Written exercise =
Restate the data word for word and leave the images out.

──────

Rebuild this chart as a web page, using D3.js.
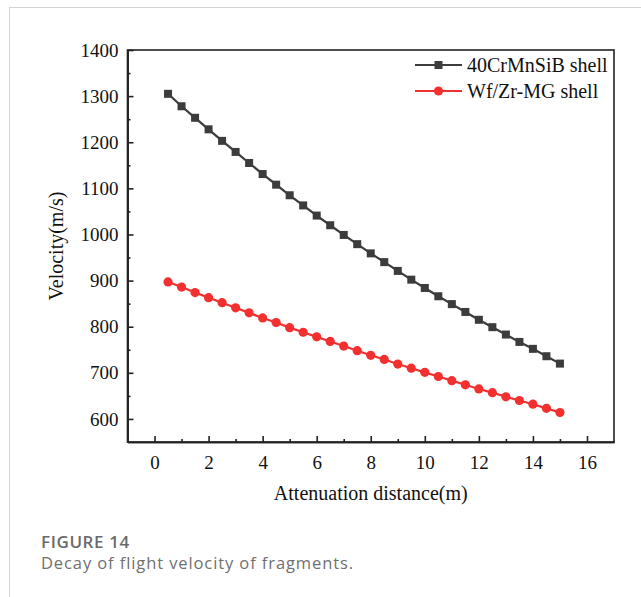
<!DOCTYPE html>
<html>
<head>
<meta charset="utf-8">
<script src="https://cdn.jsdelivr.net/npm/d3@7"></script>
<style>
  body { margin: 0; background: #fff; }
  svg { display: block; }
  .tick text { font-family: "Liberation Serif", "Times New Roman", serif; }
</style>
</head>
<body>
<div id="chart"></div>
<script>
// Chart data
var distance = [0.5, 1, 1.5, 2, 2.5, 3, 3.5, 4, 4.5, 5, 5.5, 6, 6.5, 7, 7.5,
                8, 8.5, 9, 9.5, 10, 10.5, 11, 11.5, 12, 12.5, 13, 13.5, 14, 14.5, 15];
var steelVelocity = [1305, 1278, 1253, 1228, 1203, 1179, 1155, 1131, 1108, 1085,
                     1063, 1041, 1020, 999, 979, 959, 940, 921, 902, 884,
                     866, 849, 832, 815, 799, 783, 767, 752, 736, 720];
var mgVelocity = [897, 886, 874, 863, 852, 841, 830, 819, 809, 798,
                  788, 778, 768, 758, 748, 738, 729, 719, 710, 701,
                  692, 683, 674, 665, 657, 648, 640, 632, 623, 614];
var seriesNames = ['40CrMnSiB shell', 'Wf/Zr-MG shell'];
var xTicks = [0, 2, 4, 6, 8, 10, 12, 14, 16];
var yTicks = [600, 700, 800, 900, 1000, 1100, 1200, 1300, 1400];

var svgWidth = 641;
var svgHeight = 597;

// plot frame position
var margin = { top: 50, right: 27, bottom: 155, left: 127.5 };
var chartWidth = svgWidth - margin.left - margin.right;
var chartHeight = svgHeight - margin.top - margin.bottom;

var svg = d3.select('#chart')
  .append('svg')
  .attr('width', svgWidth)
  .attr('height', svgHeight);

// light card border (top + left)
svg.append('line')
  .attr('x1', 9).attr('x2', svgWidth).attr('y1', 7.5).attr('y2', 7.5)
  .attr('stroke', '#d4d4d4').attr('stroke-width', 1);
svg.append('line')
  .attr('x1', 9.5).attr('x2', 9.5).attr('y1', 7).attr('y2', svgHeight)
  .attr('stroke', '#d4d4d4').attr('stroke-width', 1);

var chartGroup = svg.append('g')
  .attr('transform', `translate(${margin.left}, ${margin.top})`);

var xScale = d3.scaleLinear().domain([-1, 17]).range([0, chartWidth]);
var yScale = d3.scaleLinear().domain([550, 1400]).range([chartHeight, 0]);

var serif = '"Liberation Serif", "Times New Roman", serif';

// x axis: ticks pointing inwards, minor ticks at odd values
var xAxis = d3.axisBottom(xScale)
  .tickValues(xTicks)
  .tickFormat(d3.format('d'))
  .tickSizeInner(-6)
  .tickSizeOuter(0)
  .tickPadding(14);
var xg = chartGroup.append('g')
  .attr('transform', `translate(0, ${chartHeight})`)
  .call(xAxis)
  .attr('font-family', serif)
  .attr('font-size', 19);
xg.selectAll('.tick text').attr('fill', '#111');

var xMinor = d3.axisBottom(xScale)
  .tickValues(d3.range(1, 17, 2))
  .tickSizeInner(-3)
  .tickSizeOuter(0)
  .tickFormat('');
chartGroup.append('g')
  .attr('transform', `translate(0, ${chartHeight})`)
  .call(xMinor);

// y axis
var yAxis = d3.axisLeft(yScale)
  .tickValues(yTicks)
  .tickFormat(d3.format('d'))
  .tickSizeInner(-6)
  .tickSizeOuter(0)
  .tickPadding(9);
var yg = chartGroup.append('g')
  .call(yAxis)
  .attr('font-family', serif)
  .attr('font-size', 19);
yg.selectAll('.tick text').attr('fill', '#111');

var yMinor = d3.axisLeft(yScale)
  .tickValues(d3.range(650, 1400, 100))
  .tickSizeInner(-3)
  .tickSizeOuter(0)
  .tickFormat('');
chartGroup.append('g').call(yMinor);

chartGroup.selectAll('.domain').attr('stroke', '#222').attr('stroke-width', 1.6);
chartGroup.selectAll('.tick line').attr('stroke', '#222').attr('stroke-width', 1.6);

// top and right frame lines
chartGroup.append('rect')
  .attr('x', 0).attr('y', 0)
  .attr('width', chartWidth).attr('height', chartHeight)
  .attr('fill', 'none')
  .attr('stroke', '#222')
  .attr('stroke-width', 1.6);

// axis titles
svg.append('text')
  .attr('x', margin.left + xScale(8))
  .attr('y', 500)
  .attr('text-anchor', 'middle')
  .style('font-family', serif)
  .style('font-size', '20px')
  .attr('fill', '#111')
  .text('Attenuation distance(m)');

svg.append('text')
  .attr('transform', `translate(63, ${margin.top + chartHeight / 2}) rotate(-90)`)
  .attr('text-anchor', 'middle')
  .style('font-family', serif)
  .style('font-size', '20px')
  .attr('fill', '#111')
  .text('Velocity(m/s)');

// series
var steelColor = '#3c3c3c';
var mgColor = '#f23030';

var steelData = distance.map((d, i) => ({ x: d, y: steelVelocity[i] }));
var mgData = distance.map((d, i) => ({ x: d, y: mgVelocity[i] }));

var line = d3.line()
  .x(d => xScale(d.x))
  .y(d => yScale(d.y));

chartGroup.append('path')
  .datum(steelData)
  .attr('d', line)
  .attr('fill', 'none')
  .attr('stroke', steelColor)
  .attr('stroke-width', 2.2);

chartGroup.selectAll('.sq')
  .data(steelData)
  .enter()
  .append('rect')
  .attr('class', 'sq')
  .attr('x', d => xScale(d.x) - 4)
  .attr('y', d => yScale(d.y) - 4)
  .attr('width', 8)
  .attr('height', 8)
  .attr('fill', steelColor);

chartGroup.append('path')
  .datum(mgData)
  .attr('d', line)
  .attr('fill', 'none')
  .attr('stroke', mgColor)
  .attr('stroke-width', 2.2);

chartGroup.selectAll('.dot')
  .data(mgData)
  .enter()
  .append('circle')
  .attr('class', 'dot')
  .attr('cx', d => xScale(d.x))
  .attr('cy', d => yScale(d.y))
  .attr('r', 4.6)
  .attr('fill', mgColor);

// legend
var legend = svg.append('g').attr('transform', 'translate(415, 65)');
var legendColors = [steelColor, mgColor];
seriesNames.forEach(function(name, i) {
  var row = legend.append('g').attr('transform', `translate(0, ${i * 26})`);
  row.append('line')
    .attr('x1', 0).attr('x2', 47).attr('y1', 0).attr('y2', 0)
    .attr('stroke', legendColors[i]).attr('stroke-width', 2.2);
  if (i === 0) {
    row.append('rect').attr('x', 19.5).attr('y', -4).attr('width', 8).attr('height', 8)
      .attr('fill', legendColors[i]);
  } else {
    row.append('circle').attr('cx', 23.5).attr('cy', 0).attr('r', 4.6)
      .attr('fill', legendColors[i]);
  }
  row.append('text')
    .attr('x', 52)
    .attr('y', 7)
    .style('font-family', serif)
    .style('font-size', '20px')
    .attr('fill', '#111')
    .text(name);
});

// caption
svg.append('text')
  .attr('x', 41)
  .attr('y', 548)
  .style('font-family', '"Open Sans", sans-serif')
  .style('font-size', '17px')
  .style('font-weight', 600)
  .style('letter-spacing', '0.6px')
  .attr('fill', '#6a6a6a')
  .text('FIGURE 14');

svg.append('text')
  .attr('x', 41)
  .attr('y', 569)
  .style('font-family', '"Open Sans", sans-serif')
  .style('font-size', '16.5px')
  .style('letter-spacing', '0.9px')
  .attr('fill', '#707070')
  .text('Decay of flight velocity of fragments.');
</script>
</body>
</html>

──────

Output of the exercise =
Rebuild this chart as a web page, using D3.js.
<!DOCTYPE html>
<html>
<head>
<meta charset="utf-8">
<script src="https://cdn.jsdelivr.net/npm/d3@7"></script>
<style>
  body { margin: 0; background: #fff; }
  svg { display: block; }
  .tick text { font-family: "Liberation Serif", "Times New Roman", serif; }
</style>
</head>
<body>
<div id="chart"></div>
<script>
// Chart data
var distance = [0.5, 1, 1.5, 2, 2.5, 3, 3.5, 4, 4.5, 5, 5.5, 6, 6.5, 7, 7.5,
                8, 8.5, 9, 9.5, 10, 10.5, 11, 11.5, 12, 12.5, 13, 13.5, 14, 14.5, 15];
var steelVelocity = [1305, 1278, 1253, 1228, 1203, 1179, 1155, 1131, 1108, 1085,
                     1063, 1041, 1020, 999, 979, 959, 940, 921, 902, 884,
                     866, 849, 832, 815, 799, 783, 767, 752, 736, 720];
var mgVelocity = [897, 886, 874, 863, 852, 841, 830, 819, 809, 798,
                  788, 778, 768, 758, 748, 738, 729, 719, 710, 701,
                  692, 683, 674, 665, 657, 648, 640, 632, 623, 614];
var seriesNames = ['40CrMnSiB shell', 'Wf/Zr-MG shell'];
var xTicks = [0, 2, 4, 6, 8, 10, 12, 14, 16];
var yTicks = [600, 700, 800, 900, 1000, 1100, 1200, 1300, 1400];

var svgWidth = 641;
var svgHeight = 597;

// plot frame position
var margin = { top: 50, right: 27, bottom: 155, left: 127.5 };
var chartWidth = svgWidth - margin.left - margin.right;
var chartHeight = svgHeight - margin.top - margin.bottom;

var svg = d3.select('#chart')
  .append('svg')
  .attr('width', svgWidth)
  .attr('height', svgHeight);

// light card border (top + left)
svg.append('line')
  .attr('x1', 9).attr('x2', svgWidth).attr('y1', 7.5).attr('y2', 7.5)
  .attr('stroke', '#d4d4d4').attr('stroke-width', 1);
svg.append('line')
  .attr('x1', 9.5).attr('x2', 9.5).attr('y1', 7).attr('y2', svgHeight)
  .attr('stroke', '#d4d4d4').attr('stroke-width', 1);

var chartGroup = svg.append('g')
  .attr('transform', `translate(${margin.left}, ${margin.top})`);

var xScale = d3.scaleLinear().domain([-1, 17]).range([0, chartWidth]);
var yScale = d3.scaleLinear().domain([550, 1400]).range([chartHeight, 0]);

var serif = '"Liberation Serif", "Times New Roman", serif';

// x axis: ticks pointing inwards, minor ticks at odd values
var xAxis = d3.axisBottom(xScale)
  .tickValues(xTicks)
  .tickFormat(d3.format('d'))
  .tickSizeInner(-6)
  .tickSizeOuter(0)
  .tickPadding(14);
var xg = chartGroup.append('g')
  .attr('transform', `translate(0, ${chartHeight})`)
  .call(xAxis)
  .attr('font-family', serif)
  .attr('font-size', 19);
xg.selectAll('.tick text').attr('fill', '#111');

var xMinor = d3.axisBottom(xScale)
  .tickValues(d3.range(1, 17, 2))
  .tickSizeInner(-3)
  .tickSizeOuter(0)
  .tickFormat('');
chartGroup.append('g')
  .attr('transform', `translate(0, ${chartHeight})`)
  .call(xMinor);

// y axis
var yAxis = d3.axisLeft(yScale)
  .tickValues(yTicks)
  .tickFormat(d3.format('d'))
  .tickSizeInner(-6)
  .tickSizeOuter(0)
  .tickPadding(9);
var yg = chartGroup.append('g')
  .call(yAxis)
  .attr('font-family', serif)
  .attr('font-size', 19);
yg.selectAll('.tick text').attr('fill', '#111');

var yMinor = d3.axisLeft(yScale)
  .tickValues(d3.range(650, 1400, 100))
  .tickSizeInner(-3)
  .tickSizeOuter(0)
  .tickFormat('');
chartGroup.append('g').call(yMinor);

chartGroup.selectAll('.domain').attr('stroke', '#222').attr('stroke-width', 1.6);
chartGroup.selectAll('.tick line').attr('stroke', '#222').attr('stroke-width', 1.6);

// top and right frame lines
chartGroup.append('rect')
  .attr('x', 0).attr('y', 0)
  .attr('width', chartWidth).attr('height', chartHeight)
  .attr('fill', 'none')
  .attr('stroke', '#222')
  .attr('stroke-width', 1.6);

// axis titles
svg.append('text')
  .attr('x', margin.left + xScale(8))
  .attr('y', 500)
  .attr('text-anchor', 'middle')
  .style('font-family', serif)
  .style('font-size', '20px')
  .attr('fill', '#111')
  .text('Attenuation distance(m)');

svg.append('text')
  .attr('transform', `translate(63, ${margin.top + chartHeight / 2}) rotate(-90)`)
  .attr('text-anchor', 'middle')
  .style('font-family', serif)
  .style('font-size', '20px')
  .attr('fill', '#111')
  .text('Velocity(m/s)');

// series
var steelColor = '#3c3c3c';
var mgColor = '#f23030';

var steelData = distance.map((d, i) => ({ x: d, y: steelVelocity[i] }));
var mgData = distance.map((d, i) => ({ x: d, y: mgVelocity[i] }));

var line = d3.line()
  .x(d => xScale(d.x))
  .y(d => yScale(d.y));

chartGroup.append('path')
  .datum(steelData)
  .attr('d', line)
  .attr('fill', 'none')
  .attr('stroke', steelColor)
  .attr('stroke-width', 2.2);

chartGroup.selectAll('.sq')
  .data(steelData)
  .enter()
  .append('rect')
  .attr('class', 'sq')
  .attr('x', d => xScale(d.x) - 4)
  .attr('y', d => yScale(d.y) - 4)
  .attr('width', 8)
  .attr('height', 8)
  .attr('fill', steelColor);

chartGroup.append('path')
  .datum(mgData)
  .attr('d', line)
  .attr('fill', 'none')
  .attr('stroke', mgColor)
  .attr('stroke-width', 2.2);

chartGroup.selectAll('.dot')
  .data(mgData)
  .enter()
  .append('circle')
  .attr('class', 'dot')
  .attr('cx', d => xScale(d.x))
  .attr('cy', d => yScale(d.y))
  .attr('r', 4.6)
  .attr('fill', mgColor);

// legend
var legend = svg.append('g').attr('transform', 'translate(415, 65)');
var legendColors = [steelColor, mgColor];
seriesNames.forEach(function(name, i) {
  var row = legend.append('g').attr('transform', `translate(0, ${i * 26})`);
  row.append('line')
    .attr('x1', 0).attr('x2', 47).attr('y1', 0).attr('y2', 0)
    .attr('stroke', legendColors[i]).attr('stroke-width', 2.2);
  if (i === 0) {
    row.append('rect').attr('x', 19.5).attr('y', -4).attr('width', 8).attr('height', 8)
      .attr('fill', legendColors[i]);
  } else {
    row.append('circle').attr('cx', 23.5).attr('cy', 0).attr('r', 4.6)
      .attr('fill', legendColors[i]);
  }
  row.append('text')
    .attr('x', 52)
    .attr('y', 7)
    .style('font-family', serif)
    .style('font-size', '20px')
    .attr('fill', '#111')
    .text(name);
});

// caption
svg.append('text')
  .attr('x', 41)
  .attr('y', 548)
  .style('font-family', '"Open Sans", sans-serif')
  .style('font-size', '17px')
  .style('font-weight', 600)
  .style('letter-spacing', '0.6px')
  .attr('fill', '#6a6a6a')
  .text('FIGURE 14');

svg.append('text')
  .attr('x', 41)
  .attr('y', 569)
  .style('font-family', '"Open Sans", sans-serif')
  .style('font-size', '16.5px')
  .style('letter-spacing', '0.9px')
  .attr('fill', '#707070')
  .text('Decay of flight velocity of fragments.');
</script>
</body>
</html>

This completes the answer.